Practice 2: One simple pillar (release- and shrinkage-focused)
Goal: practice threading and sealing a wick, leveling a mold, planning for shrinkage, and releasing without damage.
- Choose a simple cylindrical mold (silicone is easiest for first practice; metal/polycarbonate are fine if you can seal well).
- Prepare the mold: ensure it is clean and dry. If it’s silicone, place it in a supportive container so it cannot bulge.
- Thread the wick through the wick hole and pull it through until centered.
- Seal the wick hole with mold putty or a proper plug. Press firmly around the wick to prevent leaks.
- Tension the wick across the top using a wick bar/skewer. Confirm it is straight and centered.
- Level the mold using shims under the base if needed.
- Pour slowly to reduce air entrapment. If you see bubbles clinging to the wall (clear molds make this easy to spot), tap the mold gently to release them.
- Monitor the set: as the top begins to firm, watch for a developing sink near the wick.
- Poke relief holes around the wick when the wax is firm enough to hold shape but still warm (2–4 holes). Do not cut the wick.
- Repour if needed: if a sinkhole forms, add a small amount of matching wax to fill it. Keep the repour controlled; overfilling can create a raised “cap” that must be flattened later.
- Allow full set before unmolding.
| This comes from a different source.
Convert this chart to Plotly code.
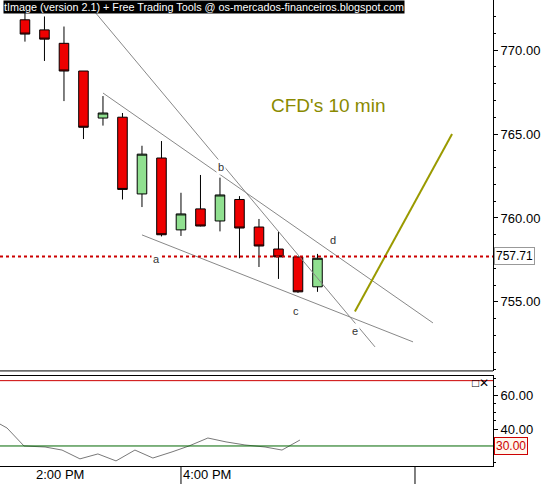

Rushing release is the fastest way to tear edges.
- Release: for silicone, peel the mold away from the candle; for rigid molds, gently tap/roll to break suction, then ease the candle out.
- Finish the base (the poured top): if slightly uneven, flatten with gentle warming and pressing on a flat surface, or trim once fully hardened.
Notes on shrinkage management: Repours are normal for pillars because the center cools last and can form voids. Relief holes + a small repour typically produce a solid, stable pillar with fewer hidden cavities.